En una carta a Antoine Bibesco de 1903, sin fecha ulterior puesto que nunca fechaba sus cartas, Marcel Proust anota: “aunque ha habido pocos momentos en que he dejado de pensar en tu pena y de apreciarla bajo la severa luz de mi imaginación, observar tu carta, con su caligrafía tan cambiada que la hace apenas reconocible, tan pequeña, con sus letras todas contraídas y disminuidas como ojos empequeñecidos de tanto llorar, me afectó con una nueva violenta emoción.
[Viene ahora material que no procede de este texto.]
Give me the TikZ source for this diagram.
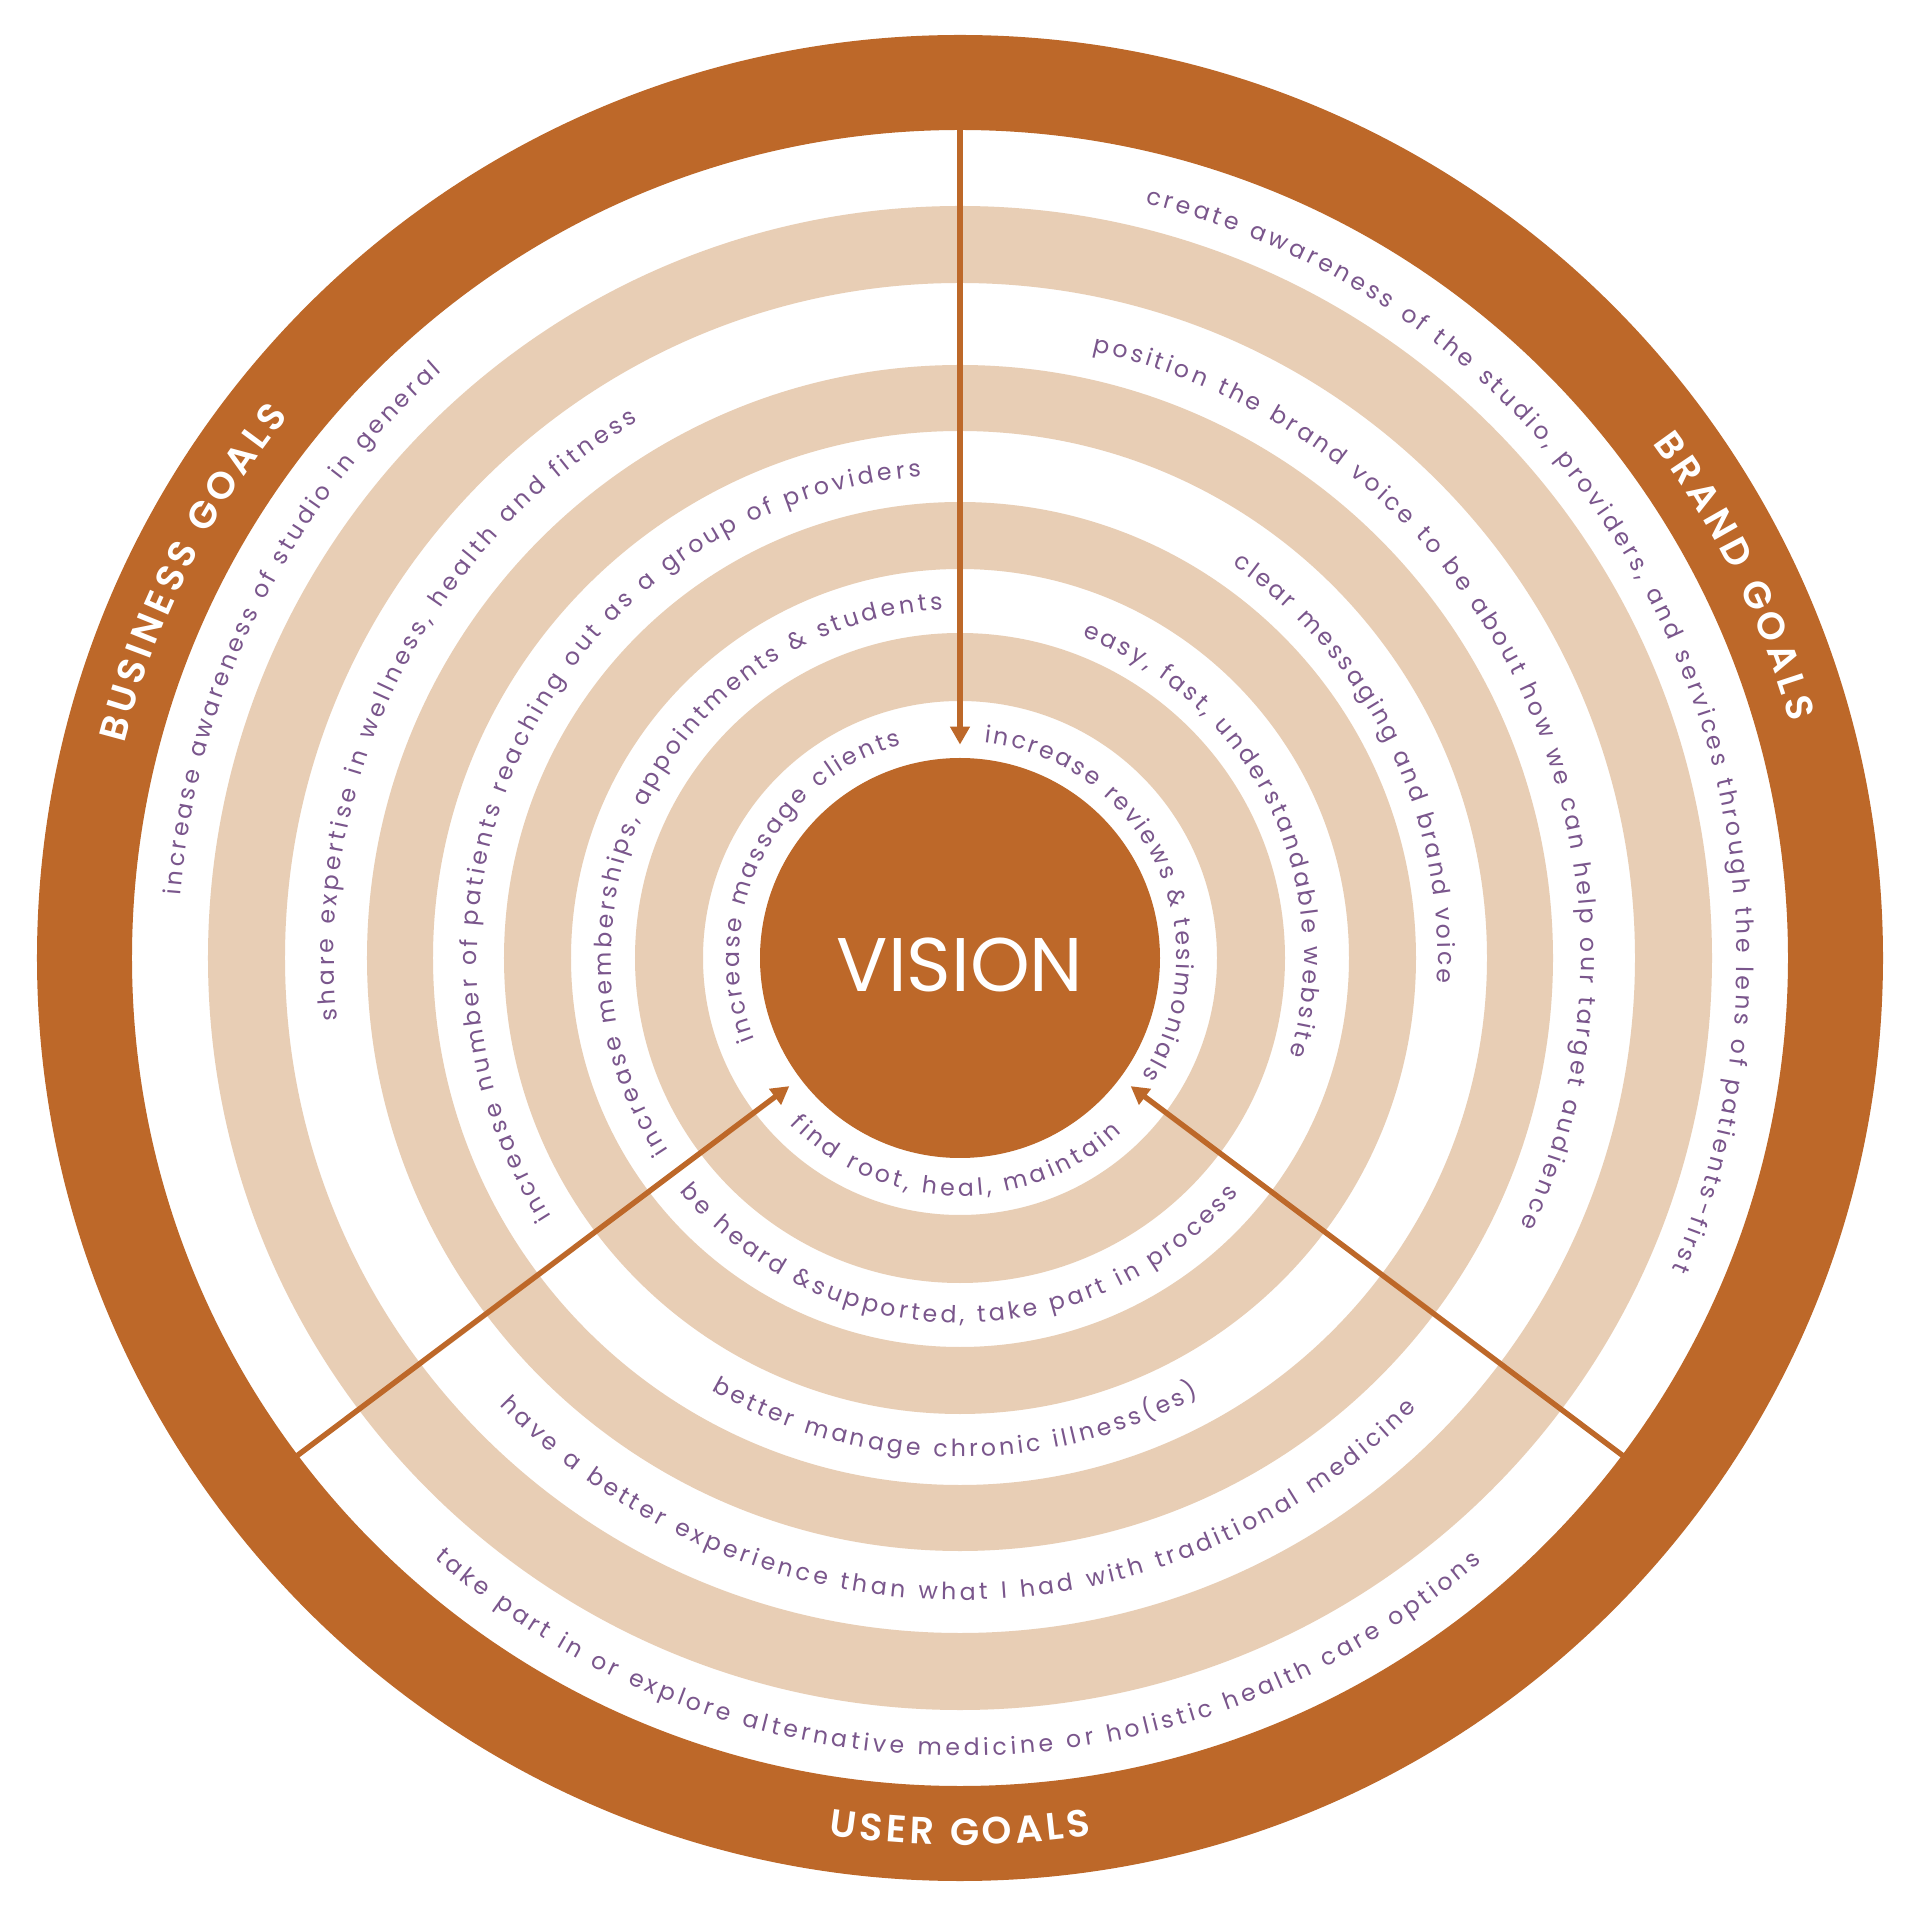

Era como si estuviera sintiendo el desnudo horror de tu miseria por primera vez”.
El príncipe Antoine Bibesco era miembro de una de las más notables dinastías rumanas avecindadas en el París de los albores del siglo XX. Tanto así que, todavía de pantalón corto, en casa veía desfilar a figuras como los compositores Charles Gounod, Claude Debussy y Camille Saint-Saëns; los pintores Pierre Bonnard, Édouard Vuillard y Edgar Degas; escritores como Anatole France, León Daudet y Maurice Barrès. A las conexiones familiares, Bibesco sumó estudios de Derecho en París y Canterbury, para ingresar poco después al Servicio Diplomático Rumano que le depararía una brillante carrera. Desposó a Elizabeth Asquith, hija del primer ministro inglés, Herbert Henry Asquith. Fue también dreyfusista y un mediocre autor de teatro. Lo recordamos, sobre todo, por haber dado vida a uno de los personajes típicos de la novela de Proust: el marqués de Saint-Loup.
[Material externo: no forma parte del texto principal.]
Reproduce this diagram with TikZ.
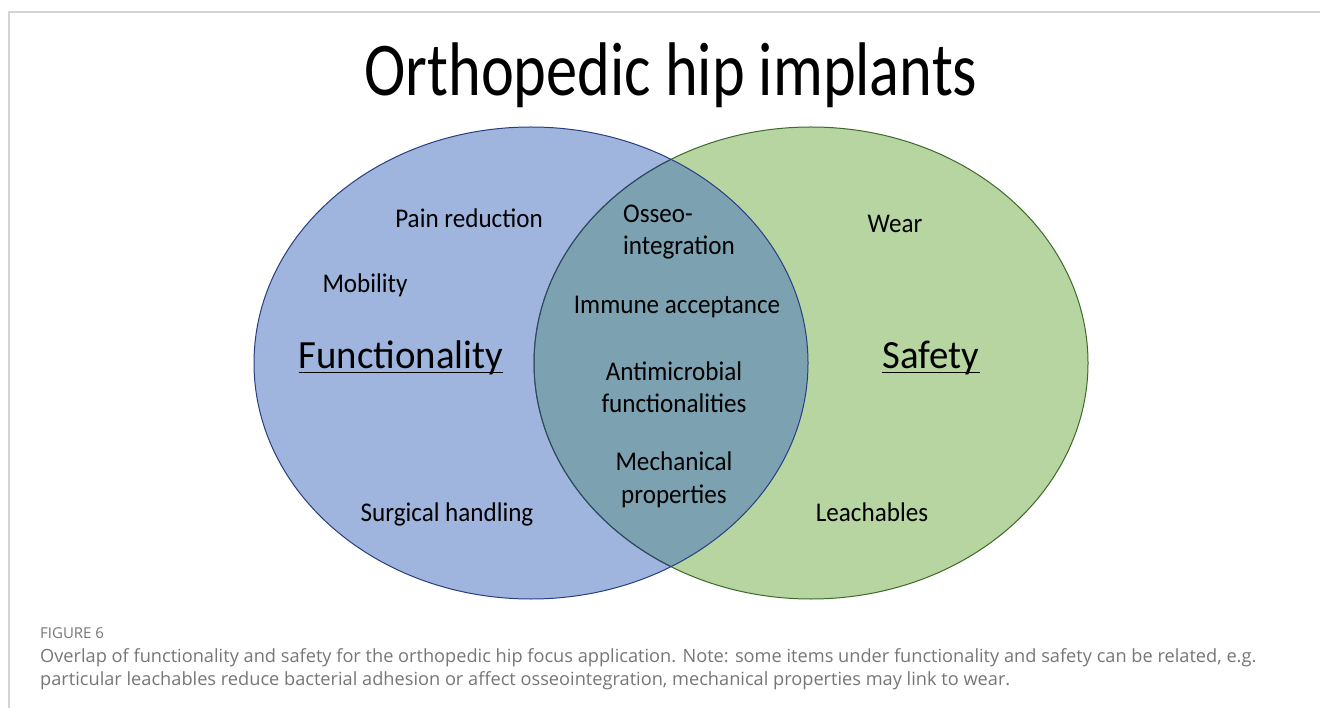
\documentclass[tikz,border=0pt]{standalone}
\usepackage{fontspec}
\setmainfont{Carlito}
\newfontfamily\bodyfont[FakeStretch=0.93]{Carlito}
\newfontfamily\headfont[FakeStretch=0.97]{Carlito}
\newfontfamily\titlefont[FakeStretch=0.82]{Carlito}
\newfontfamily\captionfont{Open Sans}
\usepackage{tikz}
\usetikzlibrary{positioning}
\definecolor{funcFill}{RGB}{160,181,221}
\definecolor{funcLine}{RGB}{40,62,130}
\definecolor{safeFill}{RGB}{182,213,160}
\definecolor{safeLine}{RGB}{62,105,42}
\definecolor{bothFill}{RGB}{124,161,177}
\definecolor{frameGray}{RGB}{212,212,212}
\definecolor{capGray}{RGB}{118,118,118}

\begin{document}
\begin{tikzpicture}[x=1pt, y=-1pt, font=\bodyfont\fontsize{27}{32.5}\selectfont,
  item/.style={inner sep=0pt, anchor=base, align=center},
  heading/.style={inner sep=0pt, anchor=base, font=\headfont\fontsize{40}{44}\selectfont},
  capline/.style={inner sep=0pt, anchor=base west, text=capGray,
    font=\captionfont\fontsize{18.2}{21}\selectfont}]
  \useasboundingbox (0,0) rectangle (1320,708);
  % frame
  \draw[frameGray, line width=1.2pt] (9,708) -- (9,12) -- (1320,12);
  \node[inner sep=0pt, anchor=base, font=\titlefont\fontsize{76}{80}\selectfont] (title) at (671,96) {Orthopedic hip implants};

  % the two sets
  \fill[funcFill] (531,363) ellipse (277pt and 236pt);
  \fill[safeFill] (811,363) ellipse (277pt and 236pt);
  \begin{scope}
    \clip (531,363) ellipse (277pt and 236pt);
    \fill[bothFill] (811,363) ellipse (277pt and 236pt);
  \end{scope}
  \draw[safeLine, line width=1pt] (811,363) ellipse (277pt and 236pt);
  \begin{scope}
    \clip (531,363) ellipse (277pt and 236pt);
    \draw[funcLine!80!safeLine, line width=1pt] (811,363) ellipse (277pt and 236pt);
  \end{scope}
  \draw[funcLine, line width=1pt] (531,363) ellipse (277pt and 236pt);

  % functionality only
  \node[item] (pain) at (469,228) {Pain reduction};
  \node[item] (mobility) at (365,293) {Mobility};
  \node[heading] (func) at (401,369) {Functionality};
  \node[item] (surgical) at (447,521) {Surgical handling};

  % overlap (base = last line)
  \node[item, anchor=base west, align=left] (osseo) at (623,255) {Osseo-\\integration};
  \node[item] (immune) at (677,314) {Immune acceptance};
  \node[item] (antimicro) at (674,413) {Antimicrobial\\functionalities};
  \node[item] (mech) at (674,503) {Mechanical\\properties};

  % safety only
  \node[item] (wear) at (895,233) {Wear};
  \node[heading] (safety) at (931,369) {Safety};
  \node[item] (leach) at (872,521) {Leachables};

  % underlines
  \foreach \n in {func, safety}
    \draw[line width=1.4pt] ([yshift=-3.5pt]\n.base west) -- ([yshift=-3.5pt]\n.base east);

  % caption
  \node[capline, font=\captionfont\fontsize{15}{17}\selectfont] (fignum) at (40,638) {FIGURE 6};
  \node[capline] (capA) at (40,662) {Overlap of functionality and safety for the orthopedic hip focus application. Note: some items under functionality and safety can be related, e.g.};
  \node[capline] (capB) at (40,685) {particular leachables reduce bacterial adhesion or affect osseointegration, mechanical properties may link to wear.};
\end{tikzpicture}
\end{document}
Proust y Bibesco formaron parte de ese paraíso mundano y artístico que fue el Hotel Ritz. Ahí trabaron amistad —y de esos años data el fragmento arriba incluido. Bibesco había recién perdido a su madre, la princesa Hélène Bibesco, víctima de un cáncer. Proust extendía condolencias a su amigo y, sin embargo, no podía dejar de hablar de sí mismo. Apunta a propósito de la última misiva de Antoine: “Podía yo sentir el horrible desgano en el que te obligaste a escribir, el entumecimiento de tu corazón al hablar de tu dolor o de no hablarlo en absoluto. La carta me provocó placer, si es que puedo usar la expresión al mencionar tal conexión, pero mucha infelicidad también”.
Proust ofreció viajar a Corcova, Rumania, para acompañar a Bibesco en su cuita. Pero pronto el escritor espetó mil y un excusas: su siempre doliente salud, fatiga, las flores de temporada que le causarían fiebre, la boda de su hermano, el décimo tercer aniversario de la muerte de su abuela… Al tiempo que abundaba en detalles sobre cómo alcanzar a Antoine para acompañarlo en su duelo, multiplicaba razones para no emprenderlo. Y así, comedido él, ¡proponía a su amigo encontrarse en Munich, Contantinopla o Egipto! Proust conminaba, pues, a su amigo a trasladarse justo cuando más sufría la muerte de su madre.
Proust —está fuera de toda duda— pensaba en Antoine. Intentaba ser empático a toda costa y participar del padecimiento de los otros; sin embargo, su propia naturaleza se lo impedía. Brindarse a los otros redundaba, irremediablemente, en regresar sobre sí mismo: al Narciso acechante que, por más humanitario que se pretendiera, no podía dejar de ser quien era. Y Narcisos hay en todos lados; no veo por qué no, también en política.